I read a book this winter called “Birds Without Wings.” Truly a masterpiece about villagers in a small, remote village in Turkey during the fall of the Ottoman Empire and Turkey’s beginning days.

It was unique for many reasons particularly the style of how the author presented the story: short stories of different members of the village; sometimes told in first person and sometimes in the third person. He interwove the village life with short chapters on Mustafa Kamel.

The content of the story, rather the villager’s lives, was what captured me especially as the author carefully but simply presented the story of Muslims and Christians living together. The Christian women would light candles for their Muslim friends, and the Muslims would get advice from the local Sheikh for their Christian friends. Each was buried with a relic of the other faith. Comical at times, I was left with a sense of profound beauty.

Tonight I got a message from my Pakistani Muslim roommate saying she felt jinn in her room. Without thinking, I, an Egyptian Christian, grabbed a Mexican prayer candle that some American Christian gave me, lit it, and took it to her room right before she played the Quran.
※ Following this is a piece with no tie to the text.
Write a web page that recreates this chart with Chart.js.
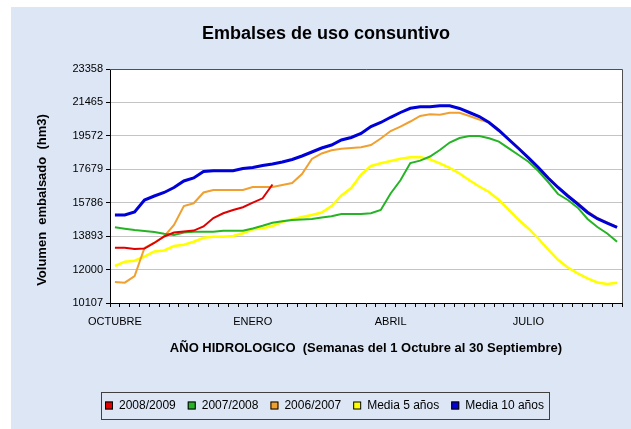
<!DOCTYPE html>
<html><head><meta charset="utf-8">
<script src="https://cdn.jsdelivr.net/npm/chart.js@4"></script>
<style>html,body{margin:0;padding:0;background:#fff;}#wrap{width:631px;height:429px;position:relative;}</style>
</head><body><div id="wrap"><canvas id="c"></canvas></div>
<script>
const FONT = '"Liberation Sans", Arial, sans-serif';
const titleText = 'Embalses de uso consuntivo';
const xTitle = 'AÑO HIDROLOGICO  (Semanas del 1 Octubre al 30 Septiembre)';
const yTitle = 'Volumen  embalsado  (hm3)';

const weeks = ['1','2','3','4','5','6','7','8','9','10','11','12','13','14','15','16','17','18','19','20','21','22','23','24','25','26',
  '27','28','29','30','31','32','33','34','35','36','37','38','39','40','41','42','43','44','45','46','47','48','49','50','51','52'];
const monthTickIndex = [0, 14, 28, 42];
const monthTickText = ['OCTUBRE', 'ENERO', 'ABRIL', 'JULIO'];
const yTicks = [10107, 12000, 13893, 15786, 17679, 19572, 21465, 23358];

const s2008_2009 = [13239,13239,13165,13193,13505,13873,14099,14156,14207,14439,14921,15187,15374,15532,15787,16036,16817];
const s2007_2008 = [14394,14315,14241,14184,14128,14031,13958,14094,14145,14145,14145,14201,14201,14201,14326,14479,14649,14734,14807,14841,
  14864,14949,15022,15147,15147,15147,15192,15374,16308,17055,18035,18171,18403,18771,19196,19451,19564,19564,19440,19247,
  18862,18488,18103,17582,16959,16280,15940,15504,14864,14411,14043,13573];
const s2006_2007 = [11296,11257,11636,13222,13533,13873,14524,15600,15753,16365,16506,16506,16506,16506,16676,16676,16676,16789,16903,17412,
  18262,18573,18754,18839,18885,18930,19055,19423,19847,20091,20385,20697,20799,20765,20884,20878,20697,20499,20329,19910,
  19400,18890,18360,17810,17220,16690,16210,15770,15300,14930,14670,14410];
const media5 = [12202,12446,12502,12740,13023,13080,13335,13403,13578,13799,13862,13862,13901,14060,14281,14337,14468,14705,14841,14977,
  15090,15232,15600,16194,16619,17383,17865,18018,18148,18273,18358,18375,18239,18018,17763,17441,17055,16704,16393,15940,
  15374,14819,14326,13760,13137,12553,12117,11789,11506,11268,11183,11257];
const media10 = [15090,15090,15260,15940,16166,16365,16648,17016,17186,17554,17600,17600,17600,17724,17780,17894,17979,18092,18234,18432,
  18658,18885,19055,19338,19480,19706,20100,20329,20624,20895,21133,21224,21224,21280,21280,21122,20895,20669,20329,19876,
  19366,18857,18330,17780,17186,16648,16166,15713,15232,14881,14637,14383];

const seriesLabels = ['2008/2009', '2007/2008', '2006/2007', 'Media 5 años', 'Media 10 años'];
const seriesColors = ['#e00000', '#26b426', '#f0a030', '#ffff00', '#0000d8'];
const seriesData = [s2008_2009, s2007_2008, s2006_2007, media5, media10];
const seriesWidth = [2, 2, 2, 2.5, 3];
const seriesOrder = [1, 2, 3, 4, 0];

const deco = {
  id: 'deco',
  beforeDraw(chart) {
    const c = chart.ctx, w = chart.width, h = chart.height, a = chart.chartArea;
    c.save();
    c.fillStyle = '#ffffff'; c.fillRect(0, 0, w, h);
    c.fillStyle = '#dce6f5'; c.fillRect(11, 7, w - 11, h - 7);
    c.fillStyle = '#ffffff'; c.fillRect(a.left, a.top, a.right - a.left, a.bottom - a.top);
    c.restore();
  },
  afterDraw(chart) {
    const c = chart.ctx, a = chart.chartArea;
    c.save();
    c.strokeStyle = '#505050'; c.lineWidth = 1;
    c.beginPath();
    c.moveTo(a.left, Math.round(a.top) + 0.5); c.lineTo(Math.round(a.right) + 0.5, Math.round(a.top) + 0.5);
    c.lineTo(Math.round(a.right) + 0.5, a.bottom);
    c.stroke();
    // y axis title
    c.fillStyle = '#000';
    c.font = 'bold 13px ' + FONT;
    c.textAlign = 'center'; c.textBaseline = 'middle';
    c.translate(42, 200); c.rotate(-Math.PI / 2);
    c.fillText(yTitle, 0, 0);
    c.setTransform(1, 0, 0, 1, 0, 0);
    // legend
    c.font = '12px ' + FONT;
    c.textAlign = 'left'; c.textBaseline = 'middle';
    const ly = 405.5;
    let x = 105;
    const startX = x;
    chart.data.datasets.forEach(ds => {
      c.fillStyle = ds.borderColor;
      c.fillRect(x, ly - 4, 8, 8);
      c.strokeStyle = '#000'; c.lineWidth = 1;
      c.strokeRect(x + 0.5, ly - 3.5, 7, 7);
      c.fillStyle = '#000';
      c.fillText(ds.label, x + 14, ly);
      x += 14 + c.measureText(ds.label).width + 12;
    });
    const endX = x - 12 + 5;
    c.strokeStyle = '#404040';
    c.strokeRect(Math.round(startX - 4) + 0.5, 392.5, Math.round(endX - startX + 4), 27);
    c.restore();
  }
};

new Chart(document.getElementById('c'), {
  type: 'line',
  data: {
    labels: weeks,
    datasets: seriesLabels.map((lab, k) => ({
      label: lab,
      data: seriesData[k],
      borderColor: seriesColors[k],
      backgroundColor: seriesColors[k],
      borderWidth: seriesWidth[k],
      pointRadius: 0,
      tension: 0,
      fill: false,
      order: seriesOrder[k]
    }))
  },
  options: {
    responsive: true,
    maintainAspectRatio: false,
    animation: false,
    events: [],
    layout: { padding: { left: 30, right: 9, top: 0, bottom: 73 } },
    plugins: {
      legend: { display: false },
      tooltip: { enabled: false },
      title: {
        display: true, text: titleText, color: '#000',
        font: { family: FONT, size: 18, weight: 'bold' },
        padding: { top: 23, bottom: 24.4 }
      }
    },
    scales: {
      x: {
        offset: true,
        grid: { offset: true, drawOnChartArea: false, tickLength: 4, tickColor: '#000' },
        border: { color: '#000', width: 1 },
        ticks: {
          autoSkip: false, maxRotation: 0, padding: 8, color: '#000',
          font: { family: FONT, size: 11 },
          callback: (v, i) => { const p = monthTickIndex.indexOf(i); return p >= 0 ? monthTickText[p] : ''; }
        },
        title: {
          display: true, text: xTitle, color: '#000',
          font: { family: FONT, size: 13, weight: 'bold' },
          padding: { top: 12.5, bottom: 0 }
        },
        afterFit: s => { s.height = 53; }
      },
      y: {
        min: yTicks[0], max: yTicks[yTicks.length - 1],
        afterBuildTicks: s => { s.ticks = yTicks.map(v => ({ value: v })); },
        grid: { color: '#c4c4c4', tickColor: '#000', tickLength: 4 },
        border: { color: '#000', width: 1 },
        ticks: {
          padding: 3, color: '#000',
          font: { family: FONT, size: 11 },
          callback: v => String(Math.round(v))
        },
        afterFit: s => { s.width = 80; }
      }
    }
  },
  plugins: [deco]
});
</script>
</body></html>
Sitting back down in my room, feeling confident that we would be able to dispel any discomfort she was feeling (although I am not necessarily a believer in jinn, I do believe in spiritual and emotional warfare and any range of lesser feelings that can sometimes cause discomfort), I remembered the book. So in a sense, this is a book review and a very big recommendation to read it, and in another sense this is me reflecting on life, and how often it is through the simple things that the most complex are manifested.